The issues faced by buyers purchasing rural and waterfront properties are different from and more complex than those faced by buyers when purchasing urban homes. Septic tanks and tile beds, holding tanks, dug or drilled wells, and Ultraviolet Filter systems are potential areas of concern. Work with a Realtor who understands these issues and explains them to you.
Both Haliburton and Minden have sewage treatment plants for in-town properties. The Haliburton plant is located near the bridge on County Road 21 and the treated effluent is discharged into Grass Lake. The Minden plant is located on Deep Bay Road and the treated effluent is discharged into the Gull River. Outside of both town boundaries, properties are serviced by composting toilets, septic or holding tanks, or sometimes by none of these.
A permit is required prior to installing a new sewage system or connecting a bathroom to an existing system. Visit the Haliburton Kawartha Pine Ridge Health Unit site at http://www.hkpr.on.ca/index.asp to obtain the application package. A licensed contractor can handle the paperwork and coordination of the Health Department for you, but will require your signature on the application. Once you or your contractor have completed the sewage system permit application, provided the Ontario Building Code application for a permit to construct or demolish, and the proposed sewage disposal system design form for sewage systems described in the Ontario Building Code, your contractor will dig a test hole at the proposed site. A Health Department inspector will visit your property to inspect the test hole and site, looking at the soil composition, drainage patterns, proximity to lot lines and wells. The applicant will be either issued a permit to install the system or the reasons provided as to why a permit cannot be issued. If your property slopes toward your proposed septic site, you may be able to install a gravity fed system. If however, the topography slopes from your dwelling upwards to the sewage system, you will likely need an additional pump and pumping chamber so that your effluent is pumped up the hill to the tank and tile bed. These systems are more expensive. Costs depend upon geology, distance to the tank and bed, amount of fill required.
Fees increased significantly in 2007. You can expect to pay apprximately $670 for the permit when applying for a common septic tank and tile bed or leaching pit.
DUG AND DRILLED WELLS, WATER LINES AND UV SYSTEMS
Except for the town of Minden which has a municipal water supply and treatment plant, water is provided to all other properties in the County from private wells or water lines running from a lake or river. This includes Haliburton Village where each shop or restaurant on the main street is serviced by it's own well. Look out back and on York Street you'll see the drilled well heads, usually protected by a steel post from inadvertant backer-uppers.
Until recently, all artificial wells were dug wells of varying depths and structure type. Dug wells were originally excavated with diameters large enough to accommodate men with shovels digging down to below the water table. They were once lined with brick or laid stones to reduce contamination and collapse. More recently dug wells are lined with concrete rings called tiles. Count the number of tiles and that's how you refer to the depth of the well. 7 tiles? 5 tiles? Pumps for dug wells are usually located in the dwelling, so the water is essentially sucked from the well into the house.
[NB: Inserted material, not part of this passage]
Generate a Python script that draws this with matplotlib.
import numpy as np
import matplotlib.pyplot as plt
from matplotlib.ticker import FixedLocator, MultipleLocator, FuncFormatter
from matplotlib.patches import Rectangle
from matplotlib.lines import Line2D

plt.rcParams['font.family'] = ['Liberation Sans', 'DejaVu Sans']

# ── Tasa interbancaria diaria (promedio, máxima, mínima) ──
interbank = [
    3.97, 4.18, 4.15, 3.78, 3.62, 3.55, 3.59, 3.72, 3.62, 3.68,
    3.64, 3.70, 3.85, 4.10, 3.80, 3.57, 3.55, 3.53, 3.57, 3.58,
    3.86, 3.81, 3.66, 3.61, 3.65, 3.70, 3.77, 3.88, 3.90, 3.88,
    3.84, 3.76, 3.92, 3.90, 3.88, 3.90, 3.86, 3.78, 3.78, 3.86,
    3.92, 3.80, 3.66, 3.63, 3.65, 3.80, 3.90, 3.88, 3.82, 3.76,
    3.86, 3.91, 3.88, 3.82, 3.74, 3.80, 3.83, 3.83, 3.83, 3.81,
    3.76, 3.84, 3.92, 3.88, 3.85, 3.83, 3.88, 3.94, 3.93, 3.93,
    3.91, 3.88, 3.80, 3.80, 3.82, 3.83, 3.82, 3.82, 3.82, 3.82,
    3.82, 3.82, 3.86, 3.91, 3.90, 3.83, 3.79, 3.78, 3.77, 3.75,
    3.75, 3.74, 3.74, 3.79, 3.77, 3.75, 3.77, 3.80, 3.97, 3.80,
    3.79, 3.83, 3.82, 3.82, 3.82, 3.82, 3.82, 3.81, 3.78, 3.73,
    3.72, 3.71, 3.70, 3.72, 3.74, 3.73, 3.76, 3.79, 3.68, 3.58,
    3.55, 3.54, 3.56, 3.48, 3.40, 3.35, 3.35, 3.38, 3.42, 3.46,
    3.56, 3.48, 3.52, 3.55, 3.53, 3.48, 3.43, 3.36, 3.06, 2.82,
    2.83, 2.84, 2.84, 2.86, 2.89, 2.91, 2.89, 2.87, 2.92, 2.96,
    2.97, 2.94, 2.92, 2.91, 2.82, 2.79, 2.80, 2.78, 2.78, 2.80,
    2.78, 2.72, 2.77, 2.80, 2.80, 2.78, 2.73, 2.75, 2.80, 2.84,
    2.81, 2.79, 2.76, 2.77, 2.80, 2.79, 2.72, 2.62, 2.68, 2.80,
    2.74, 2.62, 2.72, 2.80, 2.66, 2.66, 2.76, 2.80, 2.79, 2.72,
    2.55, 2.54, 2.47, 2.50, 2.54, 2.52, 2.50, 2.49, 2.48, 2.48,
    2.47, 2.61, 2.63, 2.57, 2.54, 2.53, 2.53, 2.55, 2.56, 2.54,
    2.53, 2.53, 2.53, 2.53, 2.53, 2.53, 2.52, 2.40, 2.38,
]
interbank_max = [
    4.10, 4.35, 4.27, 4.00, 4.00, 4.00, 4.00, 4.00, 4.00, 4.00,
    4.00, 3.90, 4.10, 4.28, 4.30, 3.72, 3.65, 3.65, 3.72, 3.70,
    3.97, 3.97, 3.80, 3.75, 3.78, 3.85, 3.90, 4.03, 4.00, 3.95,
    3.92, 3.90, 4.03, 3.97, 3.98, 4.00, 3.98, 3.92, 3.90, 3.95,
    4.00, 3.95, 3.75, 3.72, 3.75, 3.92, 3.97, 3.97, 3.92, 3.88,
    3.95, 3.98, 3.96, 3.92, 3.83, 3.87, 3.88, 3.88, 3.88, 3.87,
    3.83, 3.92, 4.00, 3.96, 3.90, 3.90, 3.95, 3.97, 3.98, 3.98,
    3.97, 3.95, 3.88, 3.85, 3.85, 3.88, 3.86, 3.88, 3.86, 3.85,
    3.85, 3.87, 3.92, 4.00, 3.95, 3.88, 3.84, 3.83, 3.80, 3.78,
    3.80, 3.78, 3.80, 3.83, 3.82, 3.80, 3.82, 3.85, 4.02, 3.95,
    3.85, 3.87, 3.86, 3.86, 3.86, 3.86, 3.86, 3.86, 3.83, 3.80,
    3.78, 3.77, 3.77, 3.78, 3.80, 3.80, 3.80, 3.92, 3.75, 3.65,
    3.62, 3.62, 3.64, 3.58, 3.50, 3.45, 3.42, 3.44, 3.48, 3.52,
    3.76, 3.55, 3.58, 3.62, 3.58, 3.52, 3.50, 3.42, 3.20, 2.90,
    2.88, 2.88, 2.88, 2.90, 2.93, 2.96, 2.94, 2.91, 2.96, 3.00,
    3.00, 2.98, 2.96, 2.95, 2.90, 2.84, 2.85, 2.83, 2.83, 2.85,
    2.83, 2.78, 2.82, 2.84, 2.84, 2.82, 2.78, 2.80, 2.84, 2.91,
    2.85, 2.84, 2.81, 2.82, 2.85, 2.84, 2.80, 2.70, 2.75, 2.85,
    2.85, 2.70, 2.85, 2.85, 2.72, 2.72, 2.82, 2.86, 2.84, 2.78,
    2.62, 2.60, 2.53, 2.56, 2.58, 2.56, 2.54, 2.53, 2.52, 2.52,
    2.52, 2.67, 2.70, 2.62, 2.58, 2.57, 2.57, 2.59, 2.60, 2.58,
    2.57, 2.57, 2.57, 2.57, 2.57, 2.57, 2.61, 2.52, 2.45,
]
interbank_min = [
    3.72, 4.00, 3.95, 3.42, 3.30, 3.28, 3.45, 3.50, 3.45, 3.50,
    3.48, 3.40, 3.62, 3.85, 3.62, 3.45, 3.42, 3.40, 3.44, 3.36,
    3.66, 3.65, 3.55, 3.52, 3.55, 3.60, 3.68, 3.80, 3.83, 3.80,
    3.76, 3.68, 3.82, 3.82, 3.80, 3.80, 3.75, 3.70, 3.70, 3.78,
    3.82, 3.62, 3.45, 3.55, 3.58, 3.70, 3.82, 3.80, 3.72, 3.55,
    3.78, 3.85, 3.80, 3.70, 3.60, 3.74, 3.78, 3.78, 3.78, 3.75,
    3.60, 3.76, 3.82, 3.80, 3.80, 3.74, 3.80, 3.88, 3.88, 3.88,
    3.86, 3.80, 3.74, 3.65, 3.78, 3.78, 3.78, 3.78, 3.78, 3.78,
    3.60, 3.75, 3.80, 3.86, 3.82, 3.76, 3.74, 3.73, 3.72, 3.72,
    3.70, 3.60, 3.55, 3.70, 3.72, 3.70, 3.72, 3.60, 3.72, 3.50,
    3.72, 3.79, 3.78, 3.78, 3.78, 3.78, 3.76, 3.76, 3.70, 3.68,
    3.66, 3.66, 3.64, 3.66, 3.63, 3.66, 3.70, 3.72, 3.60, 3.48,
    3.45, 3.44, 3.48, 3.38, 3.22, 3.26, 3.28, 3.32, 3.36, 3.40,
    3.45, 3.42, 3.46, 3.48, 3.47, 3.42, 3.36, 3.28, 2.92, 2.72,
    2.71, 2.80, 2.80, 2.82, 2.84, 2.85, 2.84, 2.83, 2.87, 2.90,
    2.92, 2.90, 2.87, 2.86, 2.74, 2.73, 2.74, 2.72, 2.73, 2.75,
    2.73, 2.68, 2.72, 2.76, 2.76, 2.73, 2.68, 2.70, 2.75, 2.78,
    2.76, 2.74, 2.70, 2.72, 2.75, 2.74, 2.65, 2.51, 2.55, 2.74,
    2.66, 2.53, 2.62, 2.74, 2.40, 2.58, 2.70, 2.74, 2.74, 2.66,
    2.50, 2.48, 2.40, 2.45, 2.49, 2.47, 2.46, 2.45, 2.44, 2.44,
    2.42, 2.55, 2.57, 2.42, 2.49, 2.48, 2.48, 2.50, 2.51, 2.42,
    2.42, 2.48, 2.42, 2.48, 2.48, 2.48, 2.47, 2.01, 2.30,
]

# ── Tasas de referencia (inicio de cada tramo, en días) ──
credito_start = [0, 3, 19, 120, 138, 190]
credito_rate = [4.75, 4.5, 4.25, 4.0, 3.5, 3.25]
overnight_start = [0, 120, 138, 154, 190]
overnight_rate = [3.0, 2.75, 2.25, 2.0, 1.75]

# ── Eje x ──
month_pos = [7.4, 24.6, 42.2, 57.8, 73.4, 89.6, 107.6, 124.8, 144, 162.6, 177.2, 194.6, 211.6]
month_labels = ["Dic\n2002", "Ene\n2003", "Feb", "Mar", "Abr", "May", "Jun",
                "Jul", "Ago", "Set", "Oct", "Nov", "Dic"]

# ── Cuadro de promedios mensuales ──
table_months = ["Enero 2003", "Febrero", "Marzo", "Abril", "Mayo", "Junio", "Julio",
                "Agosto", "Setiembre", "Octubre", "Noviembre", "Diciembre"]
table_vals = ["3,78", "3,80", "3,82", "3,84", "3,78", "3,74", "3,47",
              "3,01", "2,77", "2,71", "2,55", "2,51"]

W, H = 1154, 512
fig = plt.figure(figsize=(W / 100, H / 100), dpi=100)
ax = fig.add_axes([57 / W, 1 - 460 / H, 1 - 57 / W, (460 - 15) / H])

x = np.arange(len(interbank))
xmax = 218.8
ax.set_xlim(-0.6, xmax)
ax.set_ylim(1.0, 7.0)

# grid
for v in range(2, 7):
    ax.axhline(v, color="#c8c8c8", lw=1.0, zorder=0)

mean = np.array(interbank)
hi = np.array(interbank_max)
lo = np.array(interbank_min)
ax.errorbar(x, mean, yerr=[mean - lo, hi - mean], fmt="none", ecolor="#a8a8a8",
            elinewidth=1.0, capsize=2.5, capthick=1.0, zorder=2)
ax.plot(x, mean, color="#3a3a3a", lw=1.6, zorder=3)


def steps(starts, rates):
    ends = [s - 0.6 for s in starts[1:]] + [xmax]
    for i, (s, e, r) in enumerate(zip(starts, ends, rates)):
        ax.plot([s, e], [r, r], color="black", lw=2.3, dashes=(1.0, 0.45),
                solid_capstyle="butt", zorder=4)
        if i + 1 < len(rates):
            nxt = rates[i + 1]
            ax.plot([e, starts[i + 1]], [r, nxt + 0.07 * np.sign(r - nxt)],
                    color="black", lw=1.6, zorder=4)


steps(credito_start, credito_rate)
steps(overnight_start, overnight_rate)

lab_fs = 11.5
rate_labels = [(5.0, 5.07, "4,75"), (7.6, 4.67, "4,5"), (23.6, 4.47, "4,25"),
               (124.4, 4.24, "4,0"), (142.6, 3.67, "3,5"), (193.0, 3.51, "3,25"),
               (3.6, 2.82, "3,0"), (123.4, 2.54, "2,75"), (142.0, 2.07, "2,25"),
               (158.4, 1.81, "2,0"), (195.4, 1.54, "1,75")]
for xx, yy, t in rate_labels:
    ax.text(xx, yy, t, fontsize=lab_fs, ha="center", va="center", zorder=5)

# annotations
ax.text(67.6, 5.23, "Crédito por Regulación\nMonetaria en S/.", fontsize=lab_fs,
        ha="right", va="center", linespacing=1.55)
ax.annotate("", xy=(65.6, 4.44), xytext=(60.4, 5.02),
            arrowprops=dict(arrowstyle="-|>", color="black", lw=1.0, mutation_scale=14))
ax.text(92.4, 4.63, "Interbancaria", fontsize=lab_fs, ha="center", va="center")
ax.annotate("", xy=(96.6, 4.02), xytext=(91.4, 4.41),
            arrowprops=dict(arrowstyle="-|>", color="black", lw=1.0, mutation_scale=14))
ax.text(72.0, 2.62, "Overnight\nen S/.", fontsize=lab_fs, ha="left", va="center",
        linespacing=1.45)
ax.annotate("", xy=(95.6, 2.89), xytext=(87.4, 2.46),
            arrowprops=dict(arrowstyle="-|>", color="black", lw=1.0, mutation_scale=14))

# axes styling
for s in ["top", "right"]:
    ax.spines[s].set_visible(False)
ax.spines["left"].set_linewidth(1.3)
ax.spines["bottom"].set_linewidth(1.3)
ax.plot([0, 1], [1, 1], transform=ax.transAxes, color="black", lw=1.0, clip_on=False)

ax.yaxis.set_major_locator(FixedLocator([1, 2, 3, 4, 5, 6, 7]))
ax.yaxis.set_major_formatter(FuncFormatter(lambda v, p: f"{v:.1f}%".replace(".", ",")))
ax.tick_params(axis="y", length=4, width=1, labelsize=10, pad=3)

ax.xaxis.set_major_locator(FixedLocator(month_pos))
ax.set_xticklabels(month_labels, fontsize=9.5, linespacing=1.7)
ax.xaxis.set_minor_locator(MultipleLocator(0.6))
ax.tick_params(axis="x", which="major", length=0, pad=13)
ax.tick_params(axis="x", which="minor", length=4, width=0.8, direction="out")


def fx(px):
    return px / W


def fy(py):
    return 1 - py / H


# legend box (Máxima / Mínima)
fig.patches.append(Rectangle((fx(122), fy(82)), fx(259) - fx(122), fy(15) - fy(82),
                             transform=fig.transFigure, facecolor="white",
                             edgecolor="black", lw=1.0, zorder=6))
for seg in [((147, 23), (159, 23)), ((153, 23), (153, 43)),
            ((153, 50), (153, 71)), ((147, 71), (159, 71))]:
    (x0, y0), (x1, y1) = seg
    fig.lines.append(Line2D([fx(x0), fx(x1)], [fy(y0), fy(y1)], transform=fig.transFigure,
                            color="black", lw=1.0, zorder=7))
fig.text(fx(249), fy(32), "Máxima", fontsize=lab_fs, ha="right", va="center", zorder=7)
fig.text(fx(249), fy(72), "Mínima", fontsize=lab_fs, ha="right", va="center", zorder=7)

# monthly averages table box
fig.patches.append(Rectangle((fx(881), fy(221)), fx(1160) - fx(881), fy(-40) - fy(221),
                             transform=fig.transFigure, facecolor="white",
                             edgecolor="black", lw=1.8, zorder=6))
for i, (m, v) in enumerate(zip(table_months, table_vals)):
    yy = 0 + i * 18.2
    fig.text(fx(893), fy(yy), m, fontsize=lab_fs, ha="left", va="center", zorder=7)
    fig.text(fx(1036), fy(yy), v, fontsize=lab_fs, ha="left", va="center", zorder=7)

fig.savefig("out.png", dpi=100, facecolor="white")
Today, wells are drilled by equipment mounted on large trucks, trailers, or tracked vehicle carriages. Some drilling machines are designed to install (by driving or drilling) a steel casing into the well in conjunction with the drilling of the actual bore hole. Air and/or water is used as a circulation fluid to displace cuttings and cool bits during the drilling. Drilled wells typically range from 20 to 600 feet (180 m), but can go deeper. Contractors will not quote a price to drill your well as they can never know for sure how deep they will have to drill. You should estimate between $6,000-$15,000. Your contractor will provide you with a Water Well Record for your well indicating the depth, soil types drilled through, and flow rate. This is an important document. Don't lose it! Drilled wells use pumps that are submerged in the bottom of the well; reason being it is easier to push a large volume of fluid up a hill that to suck it. It can be fairly costly and problematic to replace a drilled well pump, so don't let your water run unnecessarily.
Rather than going through the expense of drilling a well, many Haliburton County residents and cottagers have installed ultraviolet filter systems (UV systems) onto the water line that runs from the lake or river into their home or cottage. The UV system includes a lamp housed in a protective steel casing. The lamp looks like a fluorescent light. Water enters through the bottom part of the ultraviolet light reactor chamber, swirls around the ultraviolet lamp and comes out the top. When the water is exposed to the UV light in the chamber, the germs are killed. Expect to change your UV light once a year, but always test your water during the year. Water testing bottles are available free at the HKPR Health Unit located on the main street of Haliburton above the Century 21 office.